I've driven a Tesla on and off for about 4 years, and I'm thankful to never do so again.
> It's literally been rated the safest car in America since it's inception.
I'm locating our disconnect a bit better: something can be marked "safest car" for road tests but still be rife with issues, like its obnoxious UI choices, etc.
I can just tell you hate eveything Elon, so this is a pointless conversation. That was a post from Karpathy, who we are all talking about in the thread, so i thought it was the most pertinent. I'm sure you can google it, it's proven, so no point arguing that it didn't happen.
Obviously, since you can't even use X out of your hate for Elon, There's no way you have "Driven a Tesla on and off for four years". Thats just a lie. NHTSA has given every vehicle a 5/5, and model 3 is "The top saftey pick" of all cars for their crash test results.
The safety comes from the inherent electric drives. They are much less likely to flip and much less likely to catch fire.
from your Tesla Deaths, 772 deaths over hundreds of billions of miles is absolutely incredible. Do you have any data to share on Fords mile to death ratio? Do you offer any comparisons? Or are you still just hating elon, for being elon?
Edit: Also, have you looked through the Tesla Deaths that you posted? A drunk driver is involved in alot of those, at no fault to the Tesla. One of the largest "Tesla Deaths" was someone driving on the wrong side of the freeway and they crashed into the tesla killing a whole family in the Tesla. How on earth are you using this slop as evidence that Tesla's are unsafe.... That's not ignorance, that's actually just evil...
lol Dude I should be the one verifying your age with this response. I don’t hate Elon, I am wary of his track record and I don’t use X. I drove a Tesla back in 2012, and it’s been a marked downgrade ever since.

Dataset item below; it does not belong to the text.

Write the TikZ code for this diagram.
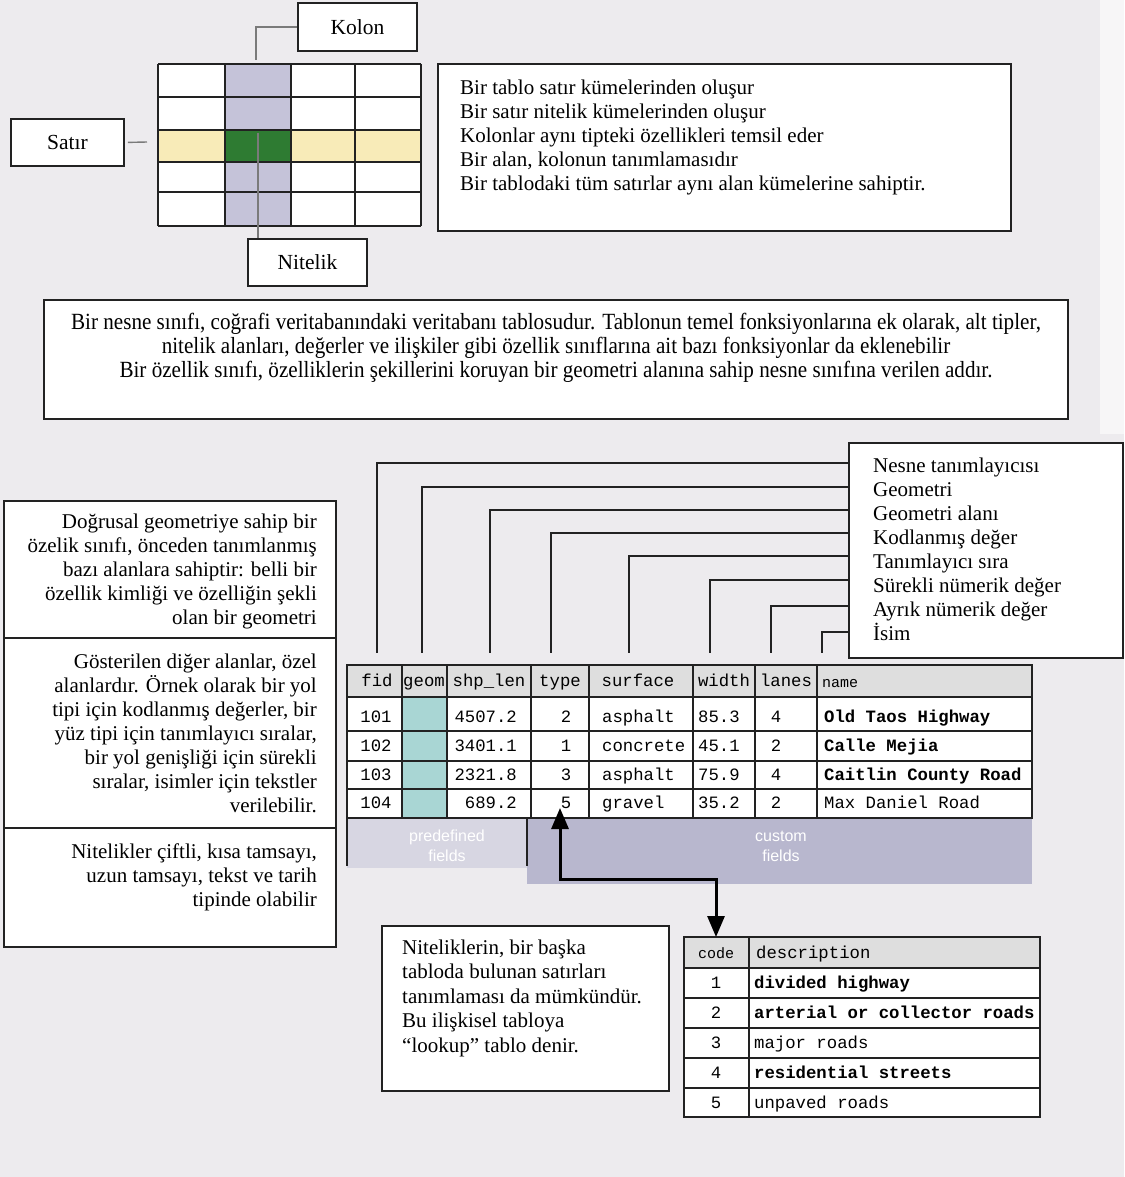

I’m not going to keep engaging with someone who makes wild assumptions about my stance and accuses me of lying, ignorance, and evil. I was really hoping for video proof; I know Elon is the type of guy to hold that high with all that SpaceX footage.
How does Elon's arbitrary deadlines impact whether the accolade is "merited"? Incredible progress was made in a fairly short amount of time. His accolade isn't based on his employer's ability to predict delivery dates, they're based on the quality of the systems that are actively deployed today.
I think an accolade's merit is based on the definition of done for work delivered. Elon certainly told the public a certain vision of self-driving (a definition of done) and it didn't come to fruition despite PR progress; i.e. a washing machine can do a lot of work, but is it the right work?
We can arbitrate about what "self-driving success" means until the cows come home, but my point is I've seen a lot of self-driving failures from the Teslas I've witnessed in person.